▶ **What you need to do**:
State how many lines contain the string "page", and write nothing else.

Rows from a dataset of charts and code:

▼

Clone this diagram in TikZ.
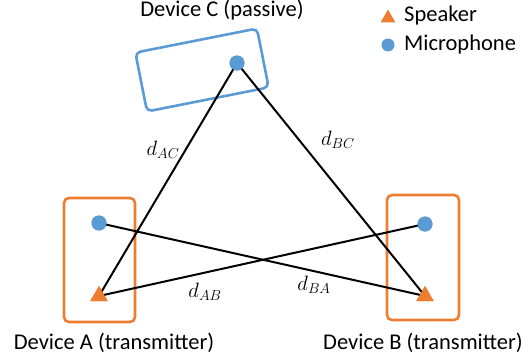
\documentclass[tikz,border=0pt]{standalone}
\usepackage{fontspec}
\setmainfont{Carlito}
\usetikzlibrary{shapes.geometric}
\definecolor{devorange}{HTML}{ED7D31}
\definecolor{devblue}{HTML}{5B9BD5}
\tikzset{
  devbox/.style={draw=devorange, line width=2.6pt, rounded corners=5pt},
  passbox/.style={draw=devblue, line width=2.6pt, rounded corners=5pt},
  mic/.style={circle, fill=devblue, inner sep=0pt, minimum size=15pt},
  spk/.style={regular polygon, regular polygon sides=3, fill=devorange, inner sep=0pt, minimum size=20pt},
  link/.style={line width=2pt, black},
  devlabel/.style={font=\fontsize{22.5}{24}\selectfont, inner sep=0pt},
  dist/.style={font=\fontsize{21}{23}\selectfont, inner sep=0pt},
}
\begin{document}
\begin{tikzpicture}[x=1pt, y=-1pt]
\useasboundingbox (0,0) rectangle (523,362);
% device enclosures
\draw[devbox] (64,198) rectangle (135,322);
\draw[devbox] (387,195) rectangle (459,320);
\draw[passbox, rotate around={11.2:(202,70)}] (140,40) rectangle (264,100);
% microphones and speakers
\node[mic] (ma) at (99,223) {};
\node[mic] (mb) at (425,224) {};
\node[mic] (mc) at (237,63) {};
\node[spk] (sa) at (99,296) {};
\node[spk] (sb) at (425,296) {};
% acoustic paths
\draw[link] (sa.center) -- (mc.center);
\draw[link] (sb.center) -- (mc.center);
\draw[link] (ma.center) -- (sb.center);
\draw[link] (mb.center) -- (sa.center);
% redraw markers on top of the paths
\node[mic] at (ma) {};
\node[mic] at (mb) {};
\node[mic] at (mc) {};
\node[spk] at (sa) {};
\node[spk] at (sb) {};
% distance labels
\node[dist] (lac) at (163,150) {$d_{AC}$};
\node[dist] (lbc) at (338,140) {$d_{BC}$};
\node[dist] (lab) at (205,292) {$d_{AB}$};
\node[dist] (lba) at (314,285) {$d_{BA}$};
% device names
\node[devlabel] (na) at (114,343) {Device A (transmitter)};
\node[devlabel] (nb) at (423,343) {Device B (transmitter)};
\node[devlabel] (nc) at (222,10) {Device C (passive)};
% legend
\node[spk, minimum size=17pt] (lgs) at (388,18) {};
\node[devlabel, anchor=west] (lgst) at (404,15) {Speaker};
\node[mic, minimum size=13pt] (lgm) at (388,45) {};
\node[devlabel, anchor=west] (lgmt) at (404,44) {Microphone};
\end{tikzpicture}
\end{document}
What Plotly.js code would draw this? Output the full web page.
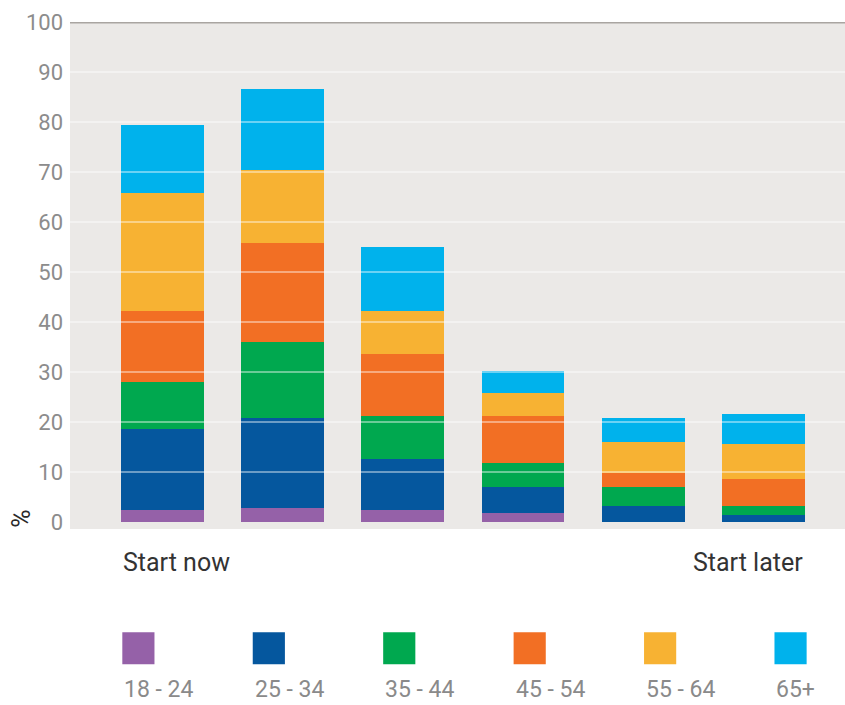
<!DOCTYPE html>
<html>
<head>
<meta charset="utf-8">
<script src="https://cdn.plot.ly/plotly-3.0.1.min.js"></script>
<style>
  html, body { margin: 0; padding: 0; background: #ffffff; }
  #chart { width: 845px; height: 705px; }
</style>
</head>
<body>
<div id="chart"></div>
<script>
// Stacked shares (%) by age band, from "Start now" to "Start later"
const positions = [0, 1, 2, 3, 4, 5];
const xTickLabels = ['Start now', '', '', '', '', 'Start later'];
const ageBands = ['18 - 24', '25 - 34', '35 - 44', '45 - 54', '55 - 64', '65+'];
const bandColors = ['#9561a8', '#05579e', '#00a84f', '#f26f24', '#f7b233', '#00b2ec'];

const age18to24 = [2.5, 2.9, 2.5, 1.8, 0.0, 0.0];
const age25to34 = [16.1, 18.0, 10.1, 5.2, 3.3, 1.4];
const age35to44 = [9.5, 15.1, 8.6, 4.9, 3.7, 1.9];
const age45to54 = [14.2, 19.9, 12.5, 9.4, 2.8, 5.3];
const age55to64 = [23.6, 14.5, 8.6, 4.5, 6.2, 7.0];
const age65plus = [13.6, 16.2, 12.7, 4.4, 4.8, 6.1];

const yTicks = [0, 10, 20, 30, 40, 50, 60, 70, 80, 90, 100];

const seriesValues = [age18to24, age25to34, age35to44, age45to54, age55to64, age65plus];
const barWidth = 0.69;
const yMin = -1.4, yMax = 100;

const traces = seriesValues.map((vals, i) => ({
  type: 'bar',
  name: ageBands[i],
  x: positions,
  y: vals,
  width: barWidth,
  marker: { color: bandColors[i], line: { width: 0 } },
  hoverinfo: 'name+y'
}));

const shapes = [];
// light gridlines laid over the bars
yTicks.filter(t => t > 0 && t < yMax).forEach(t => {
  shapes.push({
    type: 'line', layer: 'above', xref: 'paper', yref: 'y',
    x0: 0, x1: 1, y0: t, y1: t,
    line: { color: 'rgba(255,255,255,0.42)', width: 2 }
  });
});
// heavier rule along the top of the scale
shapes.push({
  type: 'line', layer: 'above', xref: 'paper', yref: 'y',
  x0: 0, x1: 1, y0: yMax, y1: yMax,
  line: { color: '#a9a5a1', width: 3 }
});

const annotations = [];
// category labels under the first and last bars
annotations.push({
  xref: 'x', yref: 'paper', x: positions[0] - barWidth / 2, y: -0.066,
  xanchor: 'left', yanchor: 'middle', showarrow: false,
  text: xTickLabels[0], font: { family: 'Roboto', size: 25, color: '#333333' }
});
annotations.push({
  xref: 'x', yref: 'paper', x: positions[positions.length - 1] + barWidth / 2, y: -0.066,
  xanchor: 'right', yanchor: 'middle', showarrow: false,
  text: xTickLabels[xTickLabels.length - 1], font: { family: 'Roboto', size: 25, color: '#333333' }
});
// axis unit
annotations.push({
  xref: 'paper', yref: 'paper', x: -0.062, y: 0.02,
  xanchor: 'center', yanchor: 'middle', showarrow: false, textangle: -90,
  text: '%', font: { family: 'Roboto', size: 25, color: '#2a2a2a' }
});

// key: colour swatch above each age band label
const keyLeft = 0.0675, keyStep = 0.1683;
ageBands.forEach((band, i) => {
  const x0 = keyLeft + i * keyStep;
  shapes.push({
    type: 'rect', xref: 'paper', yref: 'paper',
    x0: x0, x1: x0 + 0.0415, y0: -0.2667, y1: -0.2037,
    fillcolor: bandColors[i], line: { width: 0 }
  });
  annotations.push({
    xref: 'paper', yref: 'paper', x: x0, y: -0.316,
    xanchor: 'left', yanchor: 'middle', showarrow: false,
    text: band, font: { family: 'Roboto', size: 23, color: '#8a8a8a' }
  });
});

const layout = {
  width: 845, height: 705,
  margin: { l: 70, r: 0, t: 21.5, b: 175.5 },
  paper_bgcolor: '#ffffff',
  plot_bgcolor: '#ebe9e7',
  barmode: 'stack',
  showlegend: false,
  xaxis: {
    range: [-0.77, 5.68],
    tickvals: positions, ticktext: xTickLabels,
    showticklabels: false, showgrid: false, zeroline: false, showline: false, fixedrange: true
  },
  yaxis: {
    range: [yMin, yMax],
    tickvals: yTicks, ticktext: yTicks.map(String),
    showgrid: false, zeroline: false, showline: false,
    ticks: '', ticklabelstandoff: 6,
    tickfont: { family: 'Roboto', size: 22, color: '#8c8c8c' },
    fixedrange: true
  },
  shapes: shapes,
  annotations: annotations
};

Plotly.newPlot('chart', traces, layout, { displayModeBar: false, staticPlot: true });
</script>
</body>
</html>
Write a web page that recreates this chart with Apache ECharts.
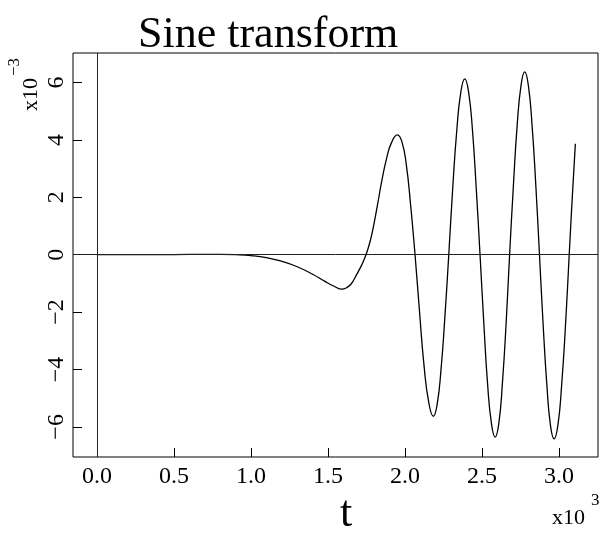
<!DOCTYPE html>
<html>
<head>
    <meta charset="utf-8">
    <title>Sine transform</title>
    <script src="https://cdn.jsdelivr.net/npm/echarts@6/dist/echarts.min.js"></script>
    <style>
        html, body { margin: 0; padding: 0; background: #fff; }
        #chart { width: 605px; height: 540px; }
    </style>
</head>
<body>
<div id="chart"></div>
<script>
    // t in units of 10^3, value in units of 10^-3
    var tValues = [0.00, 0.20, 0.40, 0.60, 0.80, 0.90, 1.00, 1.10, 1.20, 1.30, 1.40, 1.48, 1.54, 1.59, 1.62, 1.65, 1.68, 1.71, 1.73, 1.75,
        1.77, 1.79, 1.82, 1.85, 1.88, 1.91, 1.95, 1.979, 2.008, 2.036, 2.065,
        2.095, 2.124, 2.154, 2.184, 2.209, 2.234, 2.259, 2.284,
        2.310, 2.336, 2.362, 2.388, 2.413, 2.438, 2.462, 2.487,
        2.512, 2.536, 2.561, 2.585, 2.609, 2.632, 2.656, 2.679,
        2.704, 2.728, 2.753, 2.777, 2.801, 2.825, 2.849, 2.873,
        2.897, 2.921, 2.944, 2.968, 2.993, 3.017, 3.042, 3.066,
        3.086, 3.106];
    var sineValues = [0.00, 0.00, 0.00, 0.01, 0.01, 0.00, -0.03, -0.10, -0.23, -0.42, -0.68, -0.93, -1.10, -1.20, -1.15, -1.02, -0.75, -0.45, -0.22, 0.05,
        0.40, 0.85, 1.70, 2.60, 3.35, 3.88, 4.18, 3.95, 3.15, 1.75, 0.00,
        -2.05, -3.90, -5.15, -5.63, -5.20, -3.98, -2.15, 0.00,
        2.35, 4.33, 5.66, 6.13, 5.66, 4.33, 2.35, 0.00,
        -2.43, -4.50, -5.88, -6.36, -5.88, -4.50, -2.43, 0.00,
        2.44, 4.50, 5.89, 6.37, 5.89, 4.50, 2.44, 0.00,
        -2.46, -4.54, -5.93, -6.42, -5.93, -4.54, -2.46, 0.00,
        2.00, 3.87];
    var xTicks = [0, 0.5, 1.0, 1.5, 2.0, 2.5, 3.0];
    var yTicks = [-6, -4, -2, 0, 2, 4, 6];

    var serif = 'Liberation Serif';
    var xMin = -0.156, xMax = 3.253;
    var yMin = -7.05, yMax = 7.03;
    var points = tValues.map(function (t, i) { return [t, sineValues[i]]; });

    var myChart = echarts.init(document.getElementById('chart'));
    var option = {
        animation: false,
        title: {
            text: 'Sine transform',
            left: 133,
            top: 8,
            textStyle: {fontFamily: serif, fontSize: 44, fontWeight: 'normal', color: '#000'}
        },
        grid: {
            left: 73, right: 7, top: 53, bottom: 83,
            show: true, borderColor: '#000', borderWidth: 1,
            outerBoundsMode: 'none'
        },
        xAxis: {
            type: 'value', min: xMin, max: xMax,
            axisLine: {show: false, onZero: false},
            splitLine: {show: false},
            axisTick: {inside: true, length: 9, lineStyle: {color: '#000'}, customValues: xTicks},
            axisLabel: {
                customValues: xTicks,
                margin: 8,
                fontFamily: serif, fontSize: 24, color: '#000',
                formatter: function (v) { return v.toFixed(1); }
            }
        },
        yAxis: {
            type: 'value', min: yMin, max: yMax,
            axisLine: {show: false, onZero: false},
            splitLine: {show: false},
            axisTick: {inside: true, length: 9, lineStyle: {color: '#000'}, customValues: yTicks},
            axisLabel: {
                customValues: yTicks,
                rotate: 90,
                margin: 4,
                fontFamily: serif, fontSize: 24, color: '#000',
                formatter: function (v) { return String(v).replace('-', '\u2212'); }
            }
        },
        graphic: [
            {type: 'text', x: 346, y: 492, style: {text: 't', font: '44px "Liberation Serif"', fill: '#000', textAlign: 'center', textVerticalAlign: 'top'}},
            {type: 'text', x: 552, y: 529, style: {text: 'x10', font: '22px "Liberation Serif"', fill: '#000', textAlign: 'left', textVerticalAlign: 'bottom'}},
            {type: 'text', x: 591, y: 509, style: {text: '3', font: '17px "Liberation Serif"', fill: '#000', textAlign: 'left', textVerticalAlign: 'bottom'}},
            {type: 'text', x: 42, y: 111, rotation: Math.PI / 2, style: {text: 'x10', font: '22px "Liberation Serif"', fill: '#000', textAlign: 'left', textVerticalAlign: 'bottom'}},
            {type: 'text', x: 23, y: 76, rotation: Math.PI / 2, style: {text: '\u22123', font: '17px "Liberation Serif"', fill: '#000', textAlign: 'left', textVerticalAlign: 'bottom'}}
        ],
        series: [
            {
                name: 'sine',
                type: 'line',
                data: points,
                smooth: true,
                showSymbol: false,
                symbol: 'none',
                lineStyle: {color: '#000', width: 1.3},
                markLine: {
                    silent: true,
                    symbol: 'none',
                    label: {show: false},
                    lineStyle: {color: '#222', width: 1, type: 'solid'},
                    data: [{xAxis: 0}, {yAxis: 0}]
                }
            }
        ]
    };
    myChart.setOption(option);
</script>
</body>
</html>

▲

▶ **Finished exercise**:
2